Insgesamt wurden nach Angaben Pfizers inzwischen 1,6 Milliarden Dosen des Vakzins fest geordert. Der Impfstoff, der in klinischen Studien eine Wirksamkeit von mehr als 90 Prozent zeigte, etabliert sich damit als führendes Produkt unter den Covid-Vakzinen – vor dem ebenfalls auf der mRNA-Technologie basierenden Impfstoff der US-Firma Moderna.
Das Verkaufsvolumen könnte sogar noch weiter steigen. Denn die Produktionsplanung sieht die Herstellung von 2,5 Milliarden Dosen für 2021 vor. Im kommenden Jahr wollen die beiden Unternehmen ihre Produktion auf mehr als drei Milliarden Dosen ausbauen. Sie haben zudem inzwischen auch Zulassungsanträge für den Einsatz des Vakzins bei Jugendlichen ab zwölf Jahren gestellt und testen den Impfstoff auch an Kindern.
Der Impfstoff basiert auf der mRNA-Technologie der Mainzer Biontech und wurde von beiden Unternehmen gemeinsam klinisch entwickelt.

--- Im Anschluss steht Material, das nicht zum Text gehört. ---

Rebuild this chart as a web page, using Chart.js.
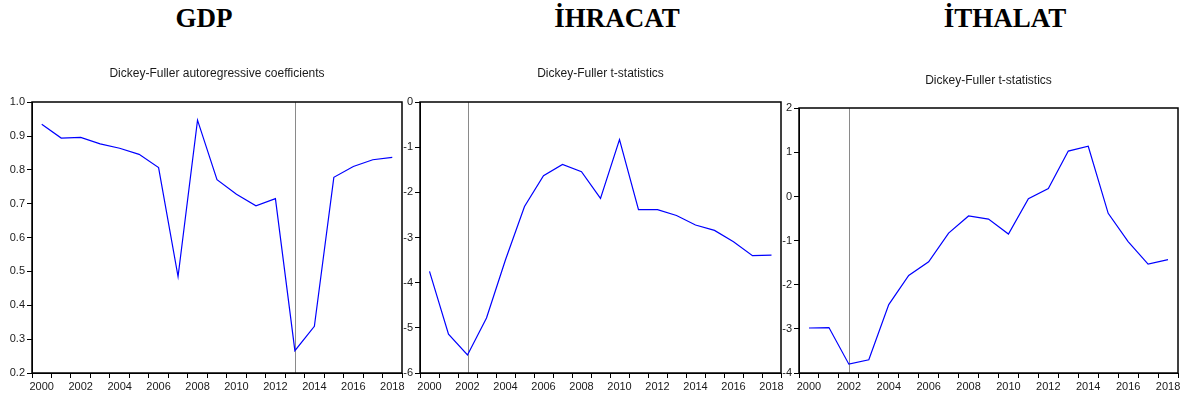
<!DOCTYPE html>
<html>
<head>
<meta charset="utf-8">
<script src="https://cdn.jsdelivr.net/npm/chart.js@4.4.0/dist/chart.umd.min.js"></script>
<style>
  html, body { margin: 0; padding: 0; background: #fff; }
  body { position: relative; width: 1185px; height: 401px; overflow: hidden; }
  .heading {
    position: absolute; top: 5px; width: 240px; text-align: center;
    font: bold 27px/27px "Liberation Serif", "Times New Roman", serif; color: #000;
  }
  canvas { position: absolute; top: 0; }
</style>
</head>
<body>
<div class="heading" style="left:84px">GDP</div>
<div class="heading" style="left:497px">İHRACAT</div>
<div class="heading" style="left:885px">İTHALAT</div>
<canvas id="gdpChart" width="412" height="401" style="left:0;width:412px;height:401px"></canvas>
<canvas id="exportChart" width="410" height="401" style="left:380px;width:410px;height:401px"></canvas>
<canvas id="importChart" width="425" height="401" style="left:760px;width:425px;height:401px"></canvas>
<script>
// recursive Dickey-Fuller results, one value per end year
const years = ['2000', '2001', '2002', '2003', '2004', '2005', '2006', '2007', '2008', '2009',
               '2010', '2011', '2012', '2013', '2014', '2015', '2016', '2017', '2018'];

const gdpCoef = [0.935, 0.894, 0.896, 0.877, 0.864, 0.846, 0.807, 0.485, 0.947, 0.771,
                 0.728, 0.694, 0.715, 0.266, 0.338, 0.778, 0.810, 0.830, 0.837];
const exportT = [-3.75, -5.14, -5.60, -4.78, -3.49, -2.31, -1.63, -1.38, -1.54, -2.13,
                 -0.83, -2.38, -2.38, -2.51, -2.72, -2.84, -3.09, -3.40, -3.39];
const importT = [-2.98, -2.97, -3.80, -3.70, -2.45, -1.79, -1.48, -0.83, -0.44, -0.51,
                 -0.85, -0.05, 0.18, 1.03, 1.14, -0.38, -1.02, -1.53, -1.43];

const gdpTicks = [0.2, 0.3, 0.4, 0.5, 0.6, 0.7, 0.8, 0.9, 1.0];
const exportTicks = [-6, -5, -4, -3, -2, -1, 0];
const importTicks = [-4, -3, -2, -1, 0, 1, 2];

// break dates marked with a vertical line
const gdpBreak = '2013';
const exportBreak = '2002';
const importBreak = '2002';

const TICK_FONT = { family: '"Liberation Sans", Arial, sans-serif', size: 11 };

// box around the plot area plus the grey break marker
const framePlugin = {
  id: 'frame',
  beforeDatasetsDraw(chart, args, opts) {
    const { ctx, chartArea: a } = chart;
    if (opts.breakAt) {
      const x = Math.round(chart.scales.x.getPixelForValue(years.indexOf(opts.breakAt))) + 0.5;
      ctx.save();
      ctx.strokeStyle = '#8a8a8a';
      ctx.lineWidth = 1;
      ctx.beginPath();
      ctx.moveTo(x, a.top);
      ctx.lineTo(x, a.bottom);
      ctx.stroke();
      ctx.restore();
    }
  },
  afterDraw(chart) {
    const { ctx, chartArea: a } = chart;
    const l = Math.round(a.left), t = Math.round(a.top);
    const r = Math.round(a.right), b = Math.round(a.bottom);
    ctx.save();
    ctx.strokeStyle = '#000';
    ctx.lineWidth = 1.5;
    ctx.strokeRect(l, t, r - l, b - t);
    ctx.restore();
  }
};

function makeChart(id, values, cfg) {
  const ticks = cfg.ticks;
  return new Chart(document.getElementById(id), {
    type: 'line',
    data: {
      labels: years,
      datasets: [{
        data: values,
        borderColor: '#0000ff',
        borderWidth: 1.2,
        pointRadius: 0,
        tension: 0,
        fill: false
      }]
    },
    plugins: [framePlugin],
    options: {
      responsive: false,
      animation: false,
      devicePixelRatio: 1,
      layout: { padding: { top: cfg.padTop, left: 0, right: cfg.padRight, bottom: 0 } },
      plugins: {
        legend: { display: false },
        tooltip: { enabled: false },
        title: {
          display: true,
          text: cfg.title,
          fullSize: false,
          color: '#1a1a1a',
          font: { family: '"Liberation Sans", Arial, sans-serif', size: 12, weight: 'normal' },
          padding: { top: 0, bottom: cfg.titleGap }
        },
        frame: { breakAt: cfg.breakAt }
      },
      scales: {
        x: {
          type: 'category',
          offset: true,
          grid: { offset: true, drawOnChartArea: false, drawTicks: true, tickLength: 5, color: '#000', lineWidth: 1 },
          border: { display: true, color: '#000', width: 1 },
          ticks: {
            autoSkip: false,
            maxRotation: 0,
            padding: 2,
            color: '#1a1a1a',
            font: TICK_FONT,
            callback: function (v, i) { return i % 2 === 0 ? years[i] : ''; }
          },
          afterFit: function (scale) { scale.height = 28; }
        },
        y: {
          min: ticks[0],
          max: ticks[ticks.length - 1],
          ticks: {
            stepSize: ticks[1] - ticks[0],
            padding: 2,
            color: '#1a1a1a',
            font: TICK_FONT,
            callback: function (v) { return cfg.decimals ? Number(v).toFixed(cfg.decimals) : String(Math.round(v)); }
          },
          grid: { drawOnChartArea: false, drawTicks: true, tickLength: 5, color: '#000', lineWidth: 1 },
          border: { display: true, color: '#000', width: 1 },
          afterFit: function (scale) { scale.width = cfg.axisWidth; }
        }
      }
    }
  });
}

makeChart('gdpChart', gdpCoef, {
  title: 'Dickey-Fuller autoregressive coefficients',
  ticks: gdpTicks, decimals: 1, breakAt: gdpBreak,
  padTop: 66.8, padRight: 10, titleGap: 21, axisWidth: 32
});
makeChart('exportChart', exportT, {
  title: 'Dickey-Fuller t-statistics',
  ticks: exportTicks, decimals: 0, breakAt: exportBreak,
  padTop: 66.8, padRight: 9, titleGap: 21, axisWidth: 40
});
makeChart('importChart', importT, {
  title: 'Dickey-Fuller t-statistics',
  ticks: importTicks, decimals: 0, breakAt: importBreak,
  padTop: 73.5, padRight: 7, titleGap: 20.4, axisWidth: 39
});
</script>
</body>
</html>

Die weltweiten Umsätze mit dem Produkt verbucht dabei überwiegend Pfizer, den Rohertrag aus dem Geschäft teilen sich die beiden Partner.

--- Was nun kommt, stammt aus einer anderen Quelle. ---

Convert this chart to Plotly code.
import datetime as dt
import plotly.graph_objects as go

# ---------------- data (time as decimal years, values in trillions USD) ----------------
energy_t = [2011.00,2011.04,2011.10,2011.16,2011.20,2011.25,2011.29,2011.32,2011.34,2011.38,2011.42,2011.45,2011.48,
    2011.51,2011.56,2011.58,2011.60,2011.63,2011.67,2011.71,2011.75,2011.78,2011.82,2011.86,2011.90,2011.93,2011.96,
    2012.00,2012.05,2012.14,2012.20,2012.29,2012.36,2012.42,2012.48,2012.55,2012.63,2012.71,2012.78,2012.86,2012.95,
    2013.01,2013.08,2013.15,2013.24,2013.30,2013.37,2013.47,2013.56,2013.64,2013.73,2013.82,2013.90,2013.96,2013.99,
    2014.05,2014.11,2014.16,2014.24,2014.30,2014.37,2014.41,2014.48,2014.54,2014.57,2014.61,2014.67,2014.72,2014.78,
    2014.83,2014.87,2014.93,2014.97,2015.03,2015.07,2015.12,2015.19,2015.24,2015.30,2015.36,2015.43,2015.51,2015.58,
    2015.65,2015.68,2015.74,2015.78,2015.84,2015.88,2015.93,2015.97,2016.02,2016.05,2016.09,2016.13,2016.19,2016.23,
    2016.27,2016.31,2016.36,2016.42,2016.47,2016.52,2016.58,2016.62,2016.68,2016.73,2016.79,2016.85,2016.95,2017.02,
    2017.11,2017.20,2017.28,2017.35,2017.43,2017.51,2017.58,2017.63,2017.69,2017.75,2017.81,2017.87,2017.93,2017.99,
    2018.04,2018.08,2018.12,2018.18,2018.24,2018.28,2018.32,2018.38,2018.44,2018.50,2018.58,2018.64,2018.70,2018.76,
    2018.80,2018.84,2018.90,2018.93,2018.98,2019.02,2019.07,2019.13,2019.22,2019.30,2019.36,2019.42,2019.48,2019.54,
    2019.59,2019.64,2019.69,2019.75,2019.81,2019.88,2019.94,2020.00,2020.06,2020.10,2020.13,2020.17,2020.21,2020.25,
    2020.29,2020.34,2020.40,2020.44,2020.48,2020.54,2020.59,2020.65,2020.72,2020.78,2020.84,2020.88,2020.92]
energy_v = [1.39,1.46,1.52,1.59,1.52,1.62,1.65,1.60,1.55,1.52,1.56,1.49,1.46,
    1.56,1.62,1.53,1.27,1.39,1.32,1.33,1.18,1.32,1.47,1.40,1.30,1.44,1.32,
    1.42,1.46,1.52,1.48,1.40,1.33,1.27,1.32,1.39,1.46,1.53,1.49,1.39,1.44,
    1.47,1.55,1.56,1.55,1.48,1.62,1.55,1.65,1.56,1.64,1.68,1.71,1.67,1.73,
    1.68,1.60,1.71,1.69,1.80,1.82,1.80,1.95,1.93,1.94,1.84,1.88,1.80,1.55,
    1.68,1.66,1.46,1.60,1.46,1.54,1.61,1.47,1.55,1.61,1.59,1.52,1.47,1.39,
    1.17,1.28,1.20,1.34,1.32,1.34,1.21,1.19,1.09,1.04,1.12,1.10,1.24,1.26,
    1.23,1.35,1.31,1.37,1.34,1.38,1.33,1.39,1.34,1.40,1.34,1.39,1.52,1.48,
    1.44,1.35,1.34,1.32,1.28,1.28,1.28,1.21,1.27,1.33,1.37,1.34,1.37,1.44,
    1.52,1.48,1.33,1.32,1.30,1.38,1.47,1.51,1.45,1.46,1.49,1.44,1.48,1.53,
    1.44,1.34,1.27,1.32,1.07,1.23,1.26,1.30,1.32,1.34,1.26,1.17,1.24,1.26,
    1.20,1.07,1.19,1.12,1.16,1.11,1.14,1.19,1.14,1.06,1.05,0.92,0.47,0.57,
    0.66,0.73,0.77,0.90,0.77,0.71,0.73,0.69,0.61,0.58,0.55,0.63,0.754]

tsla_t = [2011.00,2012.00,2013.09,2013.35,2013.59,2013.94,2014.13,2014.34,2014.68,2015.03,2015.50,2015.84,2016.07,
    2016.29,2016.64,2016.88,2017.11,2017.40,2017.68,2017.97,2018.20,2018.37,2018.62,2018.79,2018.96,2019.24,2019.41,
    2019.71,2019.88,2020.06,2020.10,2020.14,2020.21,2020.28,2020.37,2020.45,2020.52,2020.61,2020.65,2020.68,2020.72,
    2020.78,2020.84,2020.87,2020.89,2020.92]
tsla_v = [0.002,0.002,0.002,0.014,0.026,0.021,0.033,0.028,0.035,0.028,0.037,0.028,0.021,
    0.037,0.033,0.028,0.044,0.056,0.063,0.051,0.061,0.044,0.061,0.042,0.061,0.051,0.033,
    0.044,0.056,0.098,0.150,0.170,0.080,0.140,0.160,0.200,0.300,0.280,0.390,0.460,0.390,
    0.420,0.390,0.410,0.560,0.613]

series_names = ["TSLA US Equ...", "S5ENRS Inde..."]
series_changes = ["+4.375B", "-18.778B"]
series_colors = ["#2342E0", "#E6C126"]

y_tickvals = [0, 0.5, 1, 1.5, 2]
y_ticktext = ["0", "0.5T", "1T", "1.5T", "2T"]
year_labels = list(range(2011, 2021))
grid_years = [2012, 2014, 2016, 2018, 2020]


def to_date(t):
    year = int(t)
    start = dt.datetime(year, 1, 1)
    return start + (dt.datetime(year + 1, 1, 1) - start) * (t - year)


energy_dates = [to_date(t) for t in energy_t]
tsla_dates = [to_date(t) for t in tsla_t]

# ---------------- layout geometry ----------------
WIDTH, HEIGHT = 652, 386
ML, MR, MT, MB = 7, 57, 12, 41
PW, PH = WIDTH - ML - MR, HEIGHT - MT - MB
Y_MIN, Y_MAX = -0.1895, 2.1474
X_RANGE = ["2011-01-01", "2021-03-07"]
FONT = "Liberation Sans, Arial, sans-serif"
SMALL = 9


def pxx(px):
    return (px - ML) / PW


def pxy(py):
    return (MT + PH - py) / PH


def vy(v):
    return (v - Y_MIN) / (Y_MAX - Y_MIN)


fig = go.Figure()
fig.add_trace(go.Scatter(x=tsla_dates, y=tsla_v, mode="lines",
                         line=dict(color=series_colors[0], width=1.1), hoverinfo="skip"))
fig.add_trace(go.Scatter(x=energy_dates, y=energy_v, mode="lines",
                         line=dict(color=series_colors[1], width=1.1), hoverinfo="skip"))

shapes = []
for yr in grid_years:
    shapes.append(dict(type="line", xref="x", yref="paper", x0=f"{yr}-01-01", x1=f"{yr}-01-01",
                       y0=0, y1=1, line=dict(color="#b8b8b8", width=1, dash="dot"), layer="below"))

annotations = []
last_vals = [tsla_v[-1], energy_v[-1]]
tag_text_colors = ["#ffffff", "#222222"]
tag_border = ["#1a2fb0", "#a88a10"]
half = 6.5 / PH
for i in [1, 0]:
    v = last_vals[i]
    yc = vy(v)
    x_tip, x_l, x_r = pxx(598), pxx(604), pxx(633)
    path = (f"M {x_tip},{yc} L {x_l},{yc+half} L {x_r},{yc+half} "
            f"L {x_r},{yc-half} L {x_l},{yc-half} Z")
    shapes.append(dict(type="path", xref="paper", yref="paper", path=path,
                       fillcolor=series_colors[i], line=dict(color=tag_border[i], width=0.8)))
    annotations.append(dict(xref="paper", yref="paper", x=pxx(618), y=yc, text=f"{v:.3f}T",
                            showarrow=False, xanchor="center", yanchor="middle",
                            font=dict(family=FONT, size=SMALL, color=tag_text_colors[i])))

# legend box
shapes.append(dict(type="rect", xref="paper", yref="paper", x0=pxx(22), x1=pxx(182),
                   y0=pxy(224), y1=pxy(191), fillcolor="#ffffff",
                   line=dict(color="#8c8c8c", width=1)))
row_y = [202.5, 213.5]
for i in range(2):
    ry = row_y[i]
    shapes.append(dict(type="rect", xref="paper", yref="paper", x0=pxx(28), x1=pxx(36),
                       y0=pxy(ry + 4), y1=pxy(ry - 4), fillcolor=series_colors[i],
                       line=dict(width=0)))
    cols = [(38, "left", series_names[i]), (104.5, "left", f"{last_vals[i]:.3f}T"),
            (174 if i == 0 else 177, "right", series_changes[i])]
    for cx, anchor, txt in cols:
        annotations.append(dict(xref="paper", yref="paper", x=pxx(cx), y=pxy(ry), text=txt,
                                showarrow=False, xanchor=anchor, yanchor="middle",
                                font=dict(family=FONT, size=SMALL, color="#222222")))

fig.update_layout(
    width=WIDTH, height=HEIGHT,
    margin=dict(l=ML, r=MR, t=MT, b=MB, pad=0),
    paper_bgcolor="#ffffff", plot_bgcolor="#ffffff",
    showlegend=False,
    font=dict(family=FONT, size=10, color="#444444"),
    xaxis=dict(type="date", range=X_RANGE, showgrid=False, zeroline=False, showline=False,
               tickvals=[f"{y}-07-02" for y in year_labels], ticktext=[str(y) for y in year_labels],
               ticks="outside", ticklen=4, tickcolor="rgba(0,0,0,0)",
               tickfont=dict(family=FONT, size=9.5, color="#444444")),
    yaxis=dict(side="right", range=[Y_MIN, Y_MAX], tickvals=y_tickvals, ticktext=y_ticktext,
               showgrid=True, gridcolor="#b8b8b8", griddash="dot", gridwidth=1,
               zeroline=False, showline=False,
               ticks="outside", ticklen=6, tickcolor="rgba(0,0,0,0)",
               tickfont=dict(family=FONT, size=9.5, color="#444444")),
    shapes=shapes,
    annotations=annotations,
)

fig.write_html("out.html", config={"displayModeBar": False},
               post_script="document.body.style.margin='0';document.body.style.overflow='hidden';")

Der wachsende Erfolg des Impfstoffs wird sich daher auch in den Geschäftszahlen von Biontech deutlich niederschlagen. Bisher hat das Mainzer Biotechunternehmen für 2021 einen Umsatz von knapp zehn Milliarden Euro aus dem Covid-Geschäft in Aussicht gestellt. Doch dürfte diese Summe inzwischen ebenfalls gestiegen sein.

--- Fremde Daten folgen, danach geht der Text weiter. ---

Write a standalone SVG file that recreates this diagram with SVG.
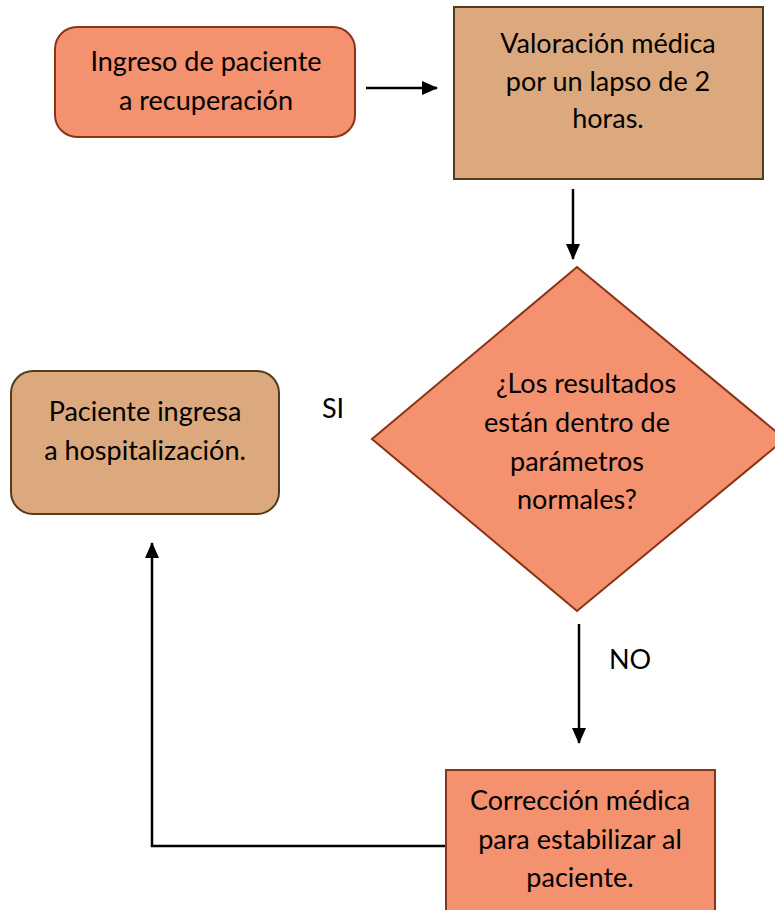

Biontech verbucht im Rahmen der Partnerschaft nur die direkten Verkäufe in Deutschland und der Türkei. Darüber hinaus sind in den Erlösen des Unternehmens aber auch die Lieferung von Impfstoff und Vorprodukten an Pfizer sowie die Anteile am gemeinsamen Rohertrag enthalten.
Pfizer ist – nach langer Stagnationsphase – dank des Impfstofferfolgs wieder zu einem herausragenden Akteur unter den Big-Pharma-Konzernen aufgestiegen. Das gilt umso mehr, als sich auch das übrige Arzneimittelgeschäft vergleichsweise solide entwickelt. So wuchs der Umsatz der sonstigen Arzneimittel und Impfstoffe nach Angaben des US-Konzerns im ersten Quartal um acht Prozent.
Biontech-Aktie legte stärker zu als die von Pfizer
Dem US-Konzern hilft dabei, dass er im vergangenen Jahr sein mehr als zehn Milliarden Dollar großes Geschäft mit älteren, patentfreien Produkten abgespalten und mit dem Generikahersteller Mylan zu einem neuen Unternehmen fusioniert hat. Dieses operiert inzwischen unter dem Namen Viatris als völlig eigenständiger Pharmakonzern.
Das Geschäft von Pfizer ist daher wieder wesentlich stärker auf jüngere innovative Produkte mit besseren Wachstumsperspektiven konzentriert, darunter insbesondere eine Reihe von Krebsmedikamenten mit zweistelligem Umsatzwachstum. Auch der Umsatz mit dem Blutverdünner Eliquis legte um 25 Prozent zu.
Selbst im angestammten Geschäft entwickelt sich Pfizer damit besser als die meisten großen Pharmahersteller. Die Konkurrenten Roche, Novartis, Glaxo-Smithkline, Merck & Co. sowie Amgen verbuchten im ersten Quartal rückläufige Erlöse.
Das Comeback von Pfizer spiegelt sich bislang allerdings kaum in der Börsenbewertung wider: Seit Anfang 2020 hat sich die Aktie um gerade einmal 14 Prozent verteuert. Am Dienstag notierte sie bei um die 40 Dollar, woraus sich eine Marktkapitalisierung von etwa 224 Milliarden Dollar ergibt.
Demgegenüber war die an der Nasdaq gelistete Aktie von Biontech zuletzt stark im Aufwind und hat seit Anfang des vergangenen Jahres um mehr als 600 Prozent zugelegt. Der Börsenwert des Mainzer Biotechunternehmens überschritt am Montag erstmals die Marke von 50 Milliarden Dollar (rund 42 Milliarden Euro), gab am Dienstagnachmittag im schwachen Umfeld für Biotech- und Technologiewerte aber wieder um mehr als zwölf Prozent nach.